La segregación educativa consiste en la distribución de los estudiantes en los establecimientos educacionales según su estatus socioeconómico, es decir, según el ingreso económico de la familia. En un país como el nuestro, que se sabe es uno de los más desiguales del mundo, se esperaría que la educación sirviese para impulsar la movilidad social. Sin embargo, diversos estudios han demostrado que esto no ocurre, sino que al contrario, el sistema educativo produce más desigualdad al separar a los estudiantes por su origen social, de manera más pronunciada que lo que están separados por barrios, por ejemplo. Concretamente, la segregación se expresa en que los dos primeros quintiles de menos ingresos de la población chilena lleva en un 80% a sus hijos a escuelas municipales; los quintiles tercero y cuarto entre un 60% y un 80% a particular-subvencionados; mientras un 88% de los alumnos del quintil más rico van a colegios particular-pagados.
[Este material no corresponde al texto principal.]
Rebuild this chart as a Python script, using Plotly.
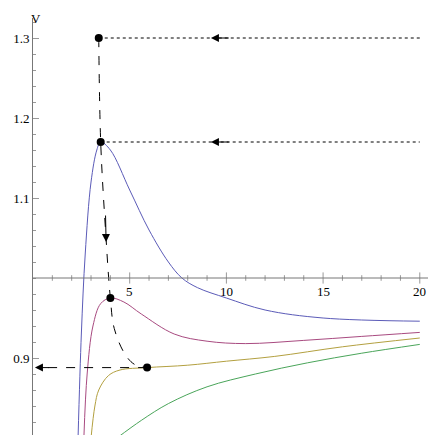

Los investigadores están de acuerdo que las principales causas de la segmentación de los estudiantes se origina sobre todo en las prácticas selectivas de los establecimientos. Estas prácticas son fundamentalmente dos: la selección y el Financiamiento Compartido. La primera permite a escuelas y liceos excluir a estudiantes por mal rendimiento académico, por mal historial de comportamiento o por credo religioso; en concreto, provoca un “coladero” en que aquellos niños, niñas y jóvenes que ninguna escuela quiere educar, terminan juntos en los colegios que no seleccionan. Por su parte, el Financiamiento Compartido discrimina por la capacidad de pago a las familias, excluyéndolas con el único motivo de no tener dinero. Ambas prácticas selectivas, para peor, están permitidas en las leyes chilenas y son permanentemente legitimadas por las autoridades políticas, medios de comunicación, y así, por las propias familias. Mientras no sea el Estado el que asuma que son negativas y, por lo tanto, las erradique de los establecimientos, será entonces el propio Estado el que siga promoviendo la segregación.
La segregación escolar dificulta que todos accedan a una educación de calidad y no permite que todos los niños y las niñas tengan las mismas oportunidades de aprendizaje. Al no encontrarse estudiantes de distintos estratos sociales, la experiencia formativa es muy pobre y se pierde la posibilidad de estimularse en la diferencia. A su vez, es fundamental entender que este fenómeno no es un problema exclusivo de las escuelas más pobres, sino de la totalidad de un sistema educativo que se empobrece sin excepciones. Superar la segregación socioeducativa, por lo tanto, es un desafío del que debemos hacernos cargo como país. No caben dudas respecto de las graves consecuencias democráticas que la segregación trae a nuestro sistema educativo y, así también, al conjunto de nuestra sociedad. Para avanzar hacia una sociedad justa e igualitaria, es necesario superar la segregación y alcanzar una educación de calidad para todos.
No se puede negar un avance en la nueva Ley General de Educación (2009) que establece, por ejemplo: que “es deber del Estado velar por la igualdad de oportunidades y la inclusión educativa, promoviendo especialmente que se reduzcan las desigualdades derivadas de circunstancias económicas, sociales, étnicas, de género o territoriales, entre otras” que “en los procesos de admisión de los establecimientos subvencionados o que reciban aportes regulares del Estado, que posean oferta educativa entre el primer nivel de transición y sexto año de la educación general básica, en ningún caso se podrá considerar en cada uno de estos cursos el rendimiento escolar pasado o potencial del postulante”; que “no será requisito la presentación de antecedentes socioeconómicos de la familia del postulante.
¿No sería interesante que en un país tan preocupado por la calidad de su educación nos preguntáramos si realmente estamos dispuestos a que, con dinero del Estado, se sigan financiando injusticias?